10 più prima dei trent'anni: nella tarda adolescenza e in età giovanile; episodi depressivi e maniacali si possono manifestare però anche in età infantile e adolescenziale. La depressione si manifesta con sintomi tipici o, più spesso, si maschera dietro disturbi del comportamento, irritabilità, aggressività, chiusura, isolamento. L'eccitamento maniacale si esprime soprattutto attraverso una grande distraibilità, fuga delle idee e, a volte, allucinazioni, specialmente uditive. È importante, anche in questi casi, riconoscere il carattere ciclico delle crisi per istituire le cure opportune.

Il fattore genetico ha un peso importante: si calcola una ereditabilità dell'86%. I tassi di concordanza monozigoti/dizigoti si aggirano intorno a 4:1 (80% vs. 20%). Sono probabilmente in causa geni sul cromosoma II.

Come aveva osservato lo stesso Kraepelin, esperienze ed eventi traumatici della vita possono intervenire sia come fattori predisponenti che precipitanti. Le teorie neurochimiche si sono concentrate su due trasmettitori cerebrali: noradrenalina (NA) e serotonina (5-HT). Secondo la versione più semplice, la depressione sarebbe associata a un difetto di queste amine e la mania a un eccesso. I dati che derivano dalla ricerca di base hanno in parte suffragato e in parte contraddetto queste ipotesi aprendo sempre nuovi interrogativi.

Un paziente in stato maniacale può essere difficile da intervistare direttamente. Le informazioni raccolte attraverso altre persone sono utili. Alcuni punti essenziali: quando e come si sono manifestati i sintomi ? ha assunto di recente farmaci o droghe ? soffre di malattie somatiche ? ha avuto altre crisi psicopatologiche in passato ? di che tipo ? quali psicofarmaci gli sono stati prescritti ? qual è la storia psichiatrica familiare ? è possibile ottenere un consenso alle cure ? Sulla base del quadro clinico si opta per una cura ambulatoriale, spesso possibile, o ospedaliera, in regime obbligatorio nei casi gravi di rifiuto tenace delle cure. La terapia è essenzialmente farmacologica: neurolettici, benzodiazepine e/o litio. In rarissimi casi di non risposta ai farmaci può essere utile un trattamento elettro-convulsivo. La prevenzione delle ricadute è affidata agli stabilizzatori dell'umore. I più usati sono litio, carbamazepina e valproato di sodio. La prognosi è legata all'adesione alla cura (compliance).
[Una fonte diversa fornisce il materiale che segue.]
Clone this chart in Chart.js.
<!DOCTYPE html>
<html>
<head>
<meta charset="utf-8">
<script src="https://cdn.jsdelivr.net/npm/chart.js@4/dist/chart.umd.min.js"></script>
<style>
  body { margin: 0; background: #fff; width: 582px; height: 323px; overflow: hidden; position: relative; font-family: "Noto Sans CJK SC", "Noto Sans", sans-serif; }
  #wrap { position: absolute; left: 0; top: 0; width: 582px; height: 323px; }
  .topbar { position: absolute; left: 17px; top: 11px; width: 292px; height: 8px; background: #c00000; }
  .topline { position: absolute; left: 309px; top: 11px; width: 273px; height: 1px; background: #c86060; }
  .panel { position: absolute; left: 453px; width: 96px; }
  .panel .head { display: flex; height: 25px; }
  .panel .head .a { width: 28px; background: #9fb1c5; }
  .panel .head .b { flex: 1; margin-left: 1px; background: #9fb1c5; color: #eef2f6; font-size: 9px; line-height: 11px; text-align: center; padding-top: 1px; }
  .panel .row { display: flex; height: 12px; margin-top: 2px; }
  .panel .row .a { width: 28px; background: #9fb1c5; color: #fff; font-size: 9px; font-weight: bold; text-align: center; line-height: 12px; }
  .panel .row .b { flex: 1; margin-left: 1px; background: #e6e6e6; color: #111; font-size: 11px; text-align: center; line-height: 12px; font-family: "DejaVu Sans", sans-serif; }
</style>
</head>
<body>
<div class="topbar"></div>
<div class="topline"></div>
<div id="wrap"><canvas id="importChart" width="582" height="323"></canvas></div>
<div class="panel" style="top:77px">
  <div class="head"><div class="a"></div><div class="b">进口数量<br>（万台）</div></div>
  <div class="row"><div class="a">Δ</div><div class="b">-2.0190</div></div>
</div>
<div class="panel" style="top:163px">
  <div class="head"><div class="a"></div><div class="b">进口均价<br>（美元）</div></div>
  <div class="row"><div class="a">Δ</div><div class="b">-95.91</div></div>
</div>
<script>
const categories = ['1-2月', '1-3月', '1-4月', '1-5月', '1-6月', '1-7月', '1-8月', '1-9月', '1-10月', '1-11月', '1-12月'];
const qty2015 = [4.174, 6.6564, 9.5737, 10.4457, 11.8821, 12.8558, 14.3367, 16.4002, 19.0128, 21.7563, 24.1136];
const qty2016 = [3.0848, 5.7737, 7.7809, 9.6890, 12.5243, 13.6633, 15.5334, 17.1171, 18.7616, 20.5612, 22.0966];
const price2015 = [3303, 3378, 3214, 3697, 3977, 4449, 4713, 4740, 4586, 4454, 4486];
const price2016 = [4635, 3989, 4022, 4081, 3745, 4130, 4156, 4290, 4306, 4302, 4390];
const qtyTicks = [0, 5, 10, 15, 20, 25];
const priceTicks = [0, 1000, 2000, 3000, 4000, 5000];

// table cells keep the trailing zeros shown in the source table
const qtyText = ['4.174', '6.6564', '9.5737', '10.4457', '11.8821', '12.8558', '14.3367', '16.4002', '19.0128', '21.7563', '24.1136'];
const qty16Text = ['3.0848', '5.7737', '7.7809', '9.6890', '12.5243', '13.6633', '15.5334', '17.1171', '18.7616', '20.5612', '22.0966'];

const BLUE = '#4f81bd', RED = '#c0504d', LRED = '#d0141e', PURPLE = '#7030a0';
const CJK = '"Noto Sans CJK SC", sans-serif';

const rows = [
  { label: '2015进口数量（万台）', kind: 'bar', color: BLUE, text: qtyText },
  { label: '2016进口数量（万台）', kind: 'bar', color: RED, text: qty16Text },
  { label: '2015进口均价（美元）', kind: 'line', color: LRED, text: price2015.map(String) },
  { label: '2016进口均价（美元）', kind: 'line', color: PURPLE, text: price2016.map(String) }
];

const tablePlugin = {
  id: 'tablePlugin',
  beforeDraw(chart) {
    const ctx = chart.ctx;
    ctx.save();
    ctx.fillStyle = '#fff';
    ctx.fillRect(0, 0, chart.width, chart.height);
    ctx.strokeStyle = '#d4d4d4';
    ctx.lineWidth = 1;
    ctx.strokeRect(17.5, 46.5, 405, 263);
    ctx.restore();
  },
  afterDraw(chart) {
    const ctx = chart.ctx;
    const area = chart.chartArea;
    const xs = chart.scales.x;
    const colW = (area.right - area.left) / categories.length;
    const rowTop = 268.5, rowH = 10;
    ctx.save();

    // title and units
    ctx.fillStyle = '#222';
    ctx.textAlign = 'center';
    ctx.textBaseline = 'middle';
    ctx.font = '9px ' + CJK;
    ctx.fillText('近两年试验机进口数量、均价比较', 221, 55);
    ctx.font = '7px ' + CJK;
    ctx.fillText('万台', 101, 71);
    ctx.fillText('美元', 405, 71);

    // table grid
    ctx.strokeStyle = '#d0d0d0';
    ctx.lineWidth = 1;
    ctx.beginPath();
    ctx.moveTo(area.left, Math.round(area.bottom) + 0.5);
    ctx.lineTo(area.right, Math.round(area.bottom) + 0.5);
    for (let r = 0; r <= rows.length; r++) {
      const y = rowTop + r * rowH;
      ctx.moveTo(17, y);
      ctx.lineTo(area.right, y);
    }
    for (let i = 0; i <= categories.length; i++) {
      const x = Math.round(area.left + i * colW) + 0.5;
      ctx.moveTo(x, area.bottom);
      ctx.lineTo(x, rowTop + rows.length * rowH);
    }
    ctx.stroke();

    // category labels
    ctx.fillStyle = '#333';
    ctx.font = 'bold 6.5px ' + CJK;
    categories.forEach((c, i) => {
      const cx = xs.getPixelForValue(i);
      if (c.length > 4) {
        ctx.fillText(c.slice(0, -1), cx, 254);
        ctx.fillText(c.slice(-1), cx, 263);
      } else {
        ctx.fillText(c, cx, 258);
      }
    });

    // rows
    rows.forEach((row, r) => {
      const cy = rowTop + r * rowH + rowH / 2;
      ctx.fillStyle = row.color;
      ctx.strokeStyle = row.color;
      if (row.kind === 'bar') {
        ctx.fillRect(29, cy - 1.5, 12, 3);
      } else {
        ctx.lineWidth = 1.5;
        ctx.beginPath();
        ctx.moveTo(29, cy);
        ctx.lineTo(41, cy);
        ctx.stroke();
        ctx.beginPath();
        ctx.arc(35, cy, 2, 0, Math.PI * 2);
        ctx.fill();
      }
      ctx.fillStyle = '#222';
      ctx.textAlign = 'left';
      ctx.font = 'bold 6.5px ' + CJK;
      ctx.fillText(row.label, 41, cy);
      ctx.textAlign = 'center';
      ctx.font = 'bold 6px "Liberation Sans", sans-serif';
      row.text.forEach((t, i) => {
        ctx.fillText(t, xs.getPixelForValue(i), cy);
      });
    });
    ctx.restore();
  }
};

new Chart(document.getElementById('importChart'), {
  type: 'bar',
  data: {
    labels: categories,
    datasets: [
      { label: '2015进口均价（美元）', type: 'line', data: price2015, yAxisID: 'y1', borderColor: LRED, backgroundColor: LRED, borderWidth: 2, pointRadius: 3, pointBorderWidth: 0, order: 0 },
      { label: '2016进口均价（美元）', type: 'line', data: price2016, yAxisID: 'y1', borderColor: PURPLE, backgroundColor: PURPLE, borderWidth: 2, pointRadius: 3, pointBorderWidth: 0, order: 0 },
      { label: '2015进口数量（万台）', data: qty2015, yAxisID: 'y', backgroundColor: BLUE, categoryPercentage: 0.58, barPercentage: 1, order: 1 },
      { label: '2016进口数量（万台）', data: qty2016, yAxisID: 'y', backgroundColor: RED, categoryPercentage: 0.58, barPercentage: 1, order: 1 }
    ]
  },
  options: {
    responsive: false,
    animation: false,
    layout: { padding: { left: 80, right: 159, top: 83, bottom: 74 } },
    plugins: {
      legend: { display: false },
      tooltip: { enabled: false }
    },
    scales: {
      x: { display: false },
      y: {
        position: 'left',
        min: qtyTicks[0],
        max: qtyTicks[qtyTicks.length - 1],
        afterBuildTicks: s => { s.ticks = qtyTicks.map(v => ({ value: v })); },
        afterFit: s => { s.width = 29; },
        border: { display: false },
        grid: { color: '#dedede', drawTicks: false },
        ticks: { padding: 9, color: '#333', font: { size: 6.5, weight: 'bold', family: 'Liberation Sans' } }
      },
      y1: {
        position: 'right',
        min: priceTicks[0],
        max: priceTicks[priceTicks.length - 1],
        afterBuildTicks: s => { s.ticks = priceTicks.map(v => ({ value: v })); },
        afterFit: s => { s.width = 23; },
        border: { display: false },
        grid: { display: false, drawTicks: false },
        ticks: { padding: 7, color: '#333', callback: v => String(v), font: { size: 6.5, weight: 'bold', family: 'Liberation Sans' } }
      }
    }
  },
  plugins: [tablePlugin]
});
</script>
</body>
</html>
I pazienti devono essere informati sulla necessità di un trattamento farmacologico continuo a lunga scadenza e sollecitati a riconoscere e a segnalare subito i primi sintomi di crisi (per es. l'insonnia). Contatti e colloqui regolari contribuiscono molto alla prevenzione delle crisi. Un rischio grave nella malattia maniaco-depressiva è il suicidio: un caso su cinque in assenza di cure adeguate.